Although your little Lucy might be one of the most tolerant dogs you have ever owned, there are some things she just isn't going to be happy about. This could include her weekly grooming sessions. If you brought Lucy home when she is still a pup, there has never been a better time to start getting her used to being touched all over.

The sooner you start doing this, the more tolerant she will become when the time comes to start grooming her. If she is an older dog and still tends to balk at the idea of being groomed, chances are good there is an underlying reason for her behavior.  You can teach any dog to relax and enjoy being groomed; the more tolerant Lucy is, the easier it will be for you to groom her. 

Dog's Perspective

The last thing Lucy wants to do is make you upset by not being able to do as she is asked. But the tools of the trade, the grooming table, and just about everything about being groomed make her a bit nervous. The best thing you can do to help her get over being nervous is to take things nice and slow, giving her plenty of time to get used to the entire process. 

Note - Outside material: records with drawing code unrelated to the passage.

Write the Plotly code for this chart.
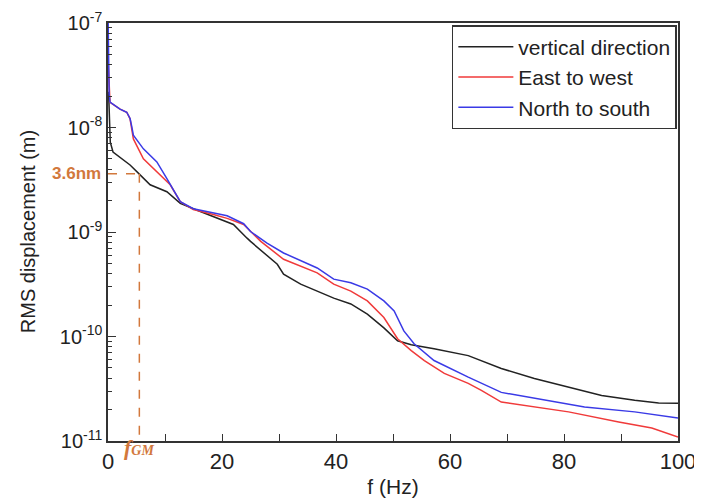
import math
import plotly.graph_objects as go

# ---- data (f in Hz, RMS displacement in m) ----
vert_f = [0.1, 0.35, 0.4, 0.88, 3.87, 5.63, 7.39, 10.33, 12.68, 16.2, 22.0, 24.4, 25.0,
          29.7, 30.8, 33.8, 39.6, 42.6, 45.5, 48.4, 50.8, 53.2, 57.2, 63.2, 65.5, 69.0,
          74.8, 80.8, 86.6, 92.4, 96.6, 100.0]
vert_d = [2.2e-8, 1.05e-8, 7.24e-9, 5.82e-9, 4.38e-9, 3.52e-9, 2.83e-9, 2.43e-9, 1.88e-9,
          1.57e-9, 1.18e-9, 8.73e-10, 8.13e-10, 4.91e-10, 3.94e-10, 3.17e-10, 2.33e-10,
          2.05e-10, 1.64e-10, 1.21e-10, 9.11e-11, 8.35e-11, 7.65e-11, 6.56e-11, 5.89e-11,
          4.94e-11, 3.97e-11, 3.28e-11, 2.73e-11, 2.45e-11, 2.31e-11, 2.30e-11]

ew_f = [0.05, 0.2, 0.35, 2.11, 3.29, 3.87, 4.17, 4.45, 6.21, 8.57, 10.92, 12.68, 14.96,
        18.49, 20.9, 23.8, 25.0, 26.8, 30.8, 36.7, 39.6, 42.6, 45.5, 48.4, 50.8, 53.2,
        55.5, 59.0, 63.2, 65.5, 69.0, 74.8, 80.8, 89.6, 95.4, 100.0]
ew_d = [4.0e-8, 2.02e-8, 1.74e-8, 1.50e-8, 1.40e-8, 1.21e-8, 1.00e-8, 7.78e-9, 5.02e-9,
        3.76e-9, 2.83e-9, 1.95e-9, 1.64e-9, 1.47e-9, 1.35e-9, 1.18e-9, 1.01e-9, 8.13e-10,
        5.48e-10, 4.06e-10, 3.17e-10, 2.72e-10, 2.19e-10, 1.52e-10, 9.52e-11, 7.32e-11,
        5.89e-11, 4.43e-11, 3.56e-11, 3.05e-11, 2.36e-11, 2.12e-11, 1.90e-11, 1.52e-11,
        1.33e-11, 1.09e-11]

ns_f = [0.03, 0.1, 0.2, 0.35, 2.11, 3.29, 3.87, 4.17, 4.45, 6.21, 8.57, 10.33, 12.68,
        14.96, 18.49, 20.9, 23.8, 25.0, 27.9, 30.8, 36.7, 39.6, 42.6, 45.5, 48.4, 50.2,
        51.9, 53.7, 57.2, 63.2, 69.0, 74.8, 83.6, 92.4, 100.0]
ns_d = [1.0e-7, 5.0e-8, 2.1e-8, 1.75e-8, 1.50e-8, 1.40e-8, 1.22e-8, 1.02e-8, 8.43e-9,
        6.25e-9, 4.68e-9, 3.24e-9, 1.95e-9, 1.67e-9, 1.53e-9, 1.43e-9, 1.20e-9, 1.01e-9,
        7.83e-10, 6.30e-10, 4.53e-10, 3.54e-10, 3.27e-10, 2.84e-10, 2.19e-10, 1.76e-10,
        1.13e-10, 8.53e-11, 5.89e-11, 4.08e-11, 2.92e-11, 2.56e-11, 2.12e-11, 1.90e-11,
        1.66e-11]

y_tickvals = [1e-11, 1e-10, 1e-9, 1e-8, 1e-7]
y_ticktext = ["10<sup>-11</sup>", "10<sup>-10</sup>", "10<sup>-9</sup>",
              "10<sup>-8</sup>", "10<sup>-7</sup>"]

f_gm = 5.5
d_gm = 3.6e-9
y_min, y_max = 1e-11, 1e-7

series_names = ["vertical direction", "East to west", "North to south"]
series_colors = ["#222222", "#f03a3a", "#3a3ae6"]
orange = "#d2783c"

fig = go.Figure()
for name, fx, dy, col in zip(series_names, [vert_f, ew_f, ns_f],
                             [vert_d, ew_d, ns_d], series_colors):
    fig.add_trace(go.Scatter(x=fx, y=dy, mode="lines", name=name,
                             line=dict(color=col, width=1.5)))

# dashed guide lines
fig.add_trace(go.Scatter(x=[0, f_gm], y=[d_gm, d_gm], mode="lines", showlegend=False,
                         line=dict(color=orange, width=1.5, dash="dash"), hoverinfo="skip"))
fig.add_trace(go.Scatter(x=[f_gm, f_gm], y=[d_gm, y_min], mode="lines", showlegend=False,
                         line=dict(color=orange, width=1.5, dash="dash"), hoverinfo="skip"))

fig.add_annotation(x=-0.008, xref="paper", xanchor="right", y=math.log10(d_gm), yref="y",
                   text="<b>3.6nm</b>", showarrow=False,
                   font=dict(color=orange, size=17, family="Liberation Sans"))
fig.add_annotation(x=f_gm, xref="x", y=-0.05, yref="paper",
                   text="<b><i>f</i></b><b><i><span style='font-size:14px'>GM</span></i></b>",
                   showarrow=False,
                   font=dict(color=orange, size=22, family="Liberation Serif"))
# y-axis title
fig.add_annotation(x=-0.14, xref="paper", xanchor="center", y=0.5, yref="paper",
                   yanchor="middle", textangle=-90,
                   text="RMS displacement (m)", showarrow=False,
                   font=dict(size=20, color="#222222", family="Liberation Sans"))

axis_common = dict(showline=True, linecolor="#333333", linewidth=1.5, mirror=True,
                   ticks="inside", tickcolor="#333333", showgrid=False, zeroline=False,
                   automargin=False, ticklabeloverflow="allow")

fig.update_xaxes(range=[0, 100], dtick=20, ticklen=7,
                 tickfont=dict(size=22, color="#222222"),
                 minor=dict(dtick=10, ticks="inside", ticklen=7, tickcolor="#333333"),
                 title=dict(text="f (Hz)", font=dict(size=21, color="#222222"), standoff=6),
                 **axis_common)
fig.update_yaxes(type="log", range=[math.log10(y_min), math.log10(y_max)],
                 tickmode="array", tickvals=y_tickvals, ticktext=y_ticktext, ticklen=8,
                 tickfont=dict(size=20, color="#222222"),
                 minor=dict(dtick="D1", ticks="inside", ticklen=4, tickcolor="#333333"),
                 **axis_common)

fig.update_layout(
    width=702, height=503,
    margin=dict(l=100, r=32, t=15, b=70, autoexpand=False),
    plot_bgcolor="white", paper_bgcolor="white",
    font=dict(family="Liberation Sans", color="#222222"),
    legend=dict(x=0.998, xanchor="right", y=0.995, yanchor="top",
                bordercolor="#333333", borderwidth=1.5, bgcolor="white",
                font=dict(size=21), tracegroupgap=0, itemwidth=55),
    showlegend=True,
)

fig.write_html("out.html")
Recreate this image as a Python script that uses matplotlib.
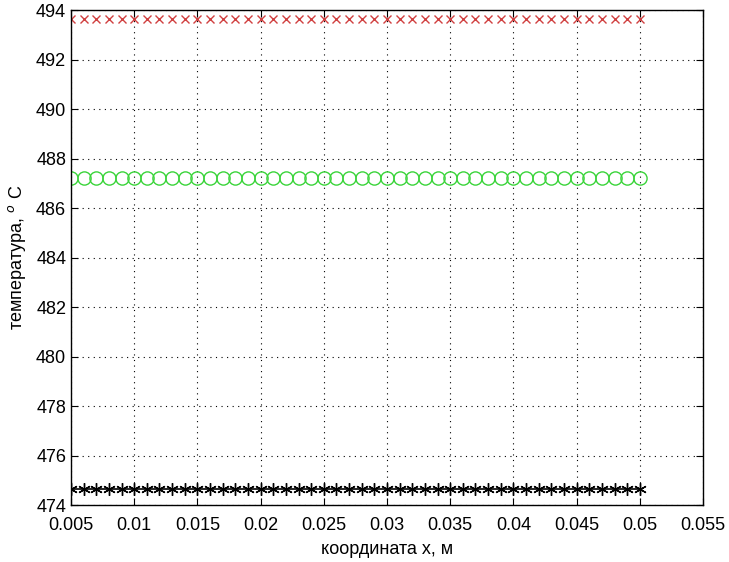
import numpy as np
import matplotlib
matplotlib.use("Agg")
import matplotlib.pyplot as plt

# координаты узлов, м
x_coord = [0.005, 0.006, 0.007, 0.008, 0.009, 0.010, 0.011, 0.012, 0.013, 0.014,
           0.015, 0.016, 0.017, 0.018, 0.019, 0.020, 0.021, 0.022, 0.023, 0.024,
           0.025, 0.026, 0.027, 0.028, 0.029, 0.030, 0.031, 0.032, 0.033, 0.034,
           0.035, 0.036, 0.037, 0.038, 0.039, 0.040, 0.041, 0.042, 0.043, 0.044,
           0.045, 0.046, 0.047, 0.048, 0.049, 0.050]
# температуры (постоянные по x)
temp_red = [493.65] * len(x_coord)
temp_green = [487.2] * len(x_coord)
temp_black = [474.65] * len(x_coord)

xticks = [0.005, 0.01, 0.015, 0.02, 0.025, 0.03, 0.035, 0.04, 0.045, 0.05, 0.055]
xtick_labels = ['0.005', '0.01', '0.015', '0.02', '0.025', '0.03', '0.035',
                '0.04', '0.045', '0.05', '0.055']
yticks = [474, 476, 478, 480, 482, 484, 486, 488, 490, 492, 494]

plt.rcParams['font.family'] = ['Liberation Sans', 'DejaVu Sans']

fig = plt.figure(figsize=(7.29, 5.62), dpi=100)
ax = fig.add_axes([71 / 729, 1 - 505 / 562, (703 - 71) / 729, (505 - 10) / 562])

ax.plot(x_coord, temp_red, 'x', color='#d04040', ms=6, mew=1.0, ls='none')
ax.plot(x_coord, temp_green, 'o', color='#3ad43a', mfc='none', ms=9.5, mew=1.0, ls='none')
# asterisk marker like MATLAB '*' (vertical arm + two diagonals)
ax.plot(x_coord, temp_black, '-', marker=(6, 2, 0), color='black', ms=9, mew=1.0, lw=1.2)

ax.set_xlim(0.005, 0.055)
ax.set_ylim(474, 494)
ax.set_xticks(xticks)
ax.set_xticklabels(xtick_labels)
ax.set_yticks(yticks)
ax.grid(True, color='black', linestyle=(0, (1, 4)), linewidth=0.8)
ax.tick_params(direction='in', top=True, right=True, length=5, labelsize=13, width=0.8)
ax.tick_params(axis='x', pad=9)
for s in ax.spines.values():
    s.set_linewidth(1.0)

ax.set_xlabel('координата x, м', fontsize=13, labelpad=5)
ax.set_ylabel('температура, $^o$ C', fontsize=13, labelpad=6)

fig.savefig('out.png', dpi=100)
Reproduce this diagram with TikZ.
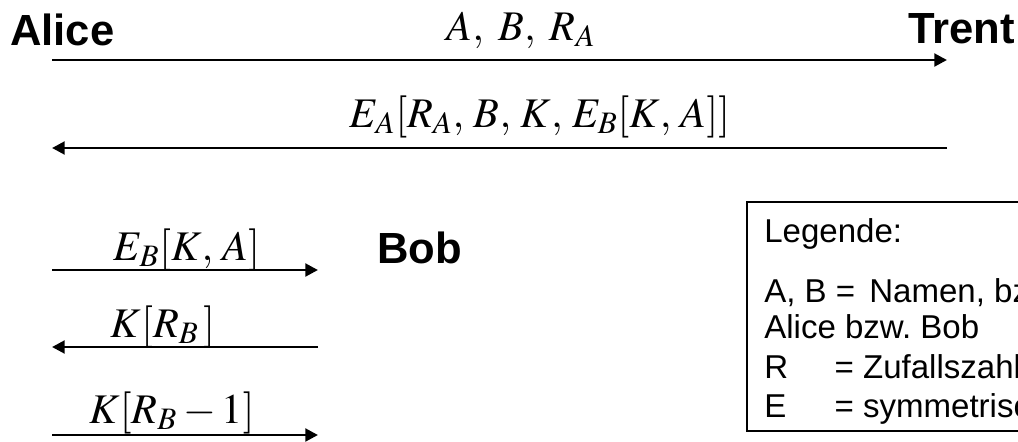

The Keeping Occupied Method

Effective
0 Votes
Slicker Brush
Scissors
Pin Brush
Nail Clipper
Dremel
Nail File
Step
1
New toys required
Time to head out to the pet store and pick up a few new toys, some of your pup's favorite treats, and a large bucket of patience. The toys are to keep your dog's mind busy while you groom her, the treats are for when she behaves.
Step
2
Time to drain the dog
Time to take your pooch out for a nice long walk, one that gives her time to go pee and poop and get in plenty of good healthy exercise for both of you. This will help her to be relaxed and calm while you are working.
Step
3
Set the stage
Choose your grooming room, one that you can use every week to build consistency and trust. Set up your grooming table (be sure it has safety harnesses built into it or a way to secure her leash, so your pup can't fall off the table). Lay out the tools you plan to use, turn on some quiet music and place one of the toys on the grooming table.
Step
4
Enter stage left
Bring your dog in, set her gently on the table, keep talking to her and connect the safety harness. Give her plenty of time to get used to where she is and everything she sees. Give her a treat to let her know everything is okay.
Step
5
Face first
Start by brushing her face, head, ears, and muzzle, give her a treat and then the toy. This will give her something to focus on instead of what you are doing. Following the direction in which her hair is growing, referred to as the grain, brush her chest, back, sides, and rump. Don't forget to groom her tail and around her privates. Trim the hair in this area back just enough for good hygiene, but not enough to overexpose her. (Hey, even dogs have their pride!)
Step
6
Time to go down under
Have your dog lie on her back, so you can brush out her chest, belly, legs, and paws. This is also a good time to trim the hair between her pads and toes. Once this is done, you can trim her nails using nail clippers and a file or grinder. All done, one last treat and away you go with one pretty puppy.
Recommend grooming method?

The Stand in the Shower Method

Effective
0 Votes
Slicker Brush
Shampoo
Pin Brush
Towel
Step
1
Every journey starts with that first step
First up, take a nice long walk with your dog, visit her favorite potty spots, let her take care of "business" and play with her a little as you go. The plan is to tire her out enough that grooming won't bother her.
Step
2
Time to hit the showers
Pop your pup in the tub or, if she is small enough, the kitchen sink. Set the water temp to the same level you would use to bathe a baby and spray her down. Be careful not to get any water in the eyes or ears. Using your pup's favorite vet-approved shampoo give her a nice scrub down and then rinse her until there is no trace of the shampoo left (residue can cause skin irritation).
Step
3
A soft towel feels so nice
Using a thick, soft towel, give a nice rub down to remove most of the water. Give her a treat and let her finish drying in the air.
Step
4
An occupied pup
Put your dog on the grooming table and secure her in place using the restraints. Gently brush her face, muzzle, and ears, then give her another treat and a new toy to keep her occupied.
Step
5
And ever on
Continue brushing from front to back, paying close attention to her privates. Be very gently in this area as the skin is very sensitive. Trim the hair here back far enough for good hygiene, but no further. Roll her over, brush her belly, legs, and chest. Finish up by giving her a treat and plenty of praise. The more you groom her the easier it will become for both of you.
Recommend grooming method?

Caution & Considerations

  • If yours is is a tolerant pup, use this to your advantage by working with her slowly at first.
  • Going for a walk is a great way to burn off any excess energy, making your dog easier to work with.
  • Do not overdo the walk, tired is one thing, but exhausted can be very bad for her health.
  • Be sure you take lots of treat breaks with her to help her get used to being groomed.
  • Work with your dog to set a pace that works for both of you.
  • Use the right type of brush for your pup's particular type of hair.
  • Be sure the shears you use to trim hair are sharp; dull shears tend to rip hair out painfully rather than cut.

Conclusion

Since Lucy is a very tolerant pup, the chances of her nipping at you during the grooming process are practically non-existent. But you must still be prepared to spend a fair amount of time working with her to get her to the point of being comfortable with your grooming her. In time you will both look forward to this one-on-one time together.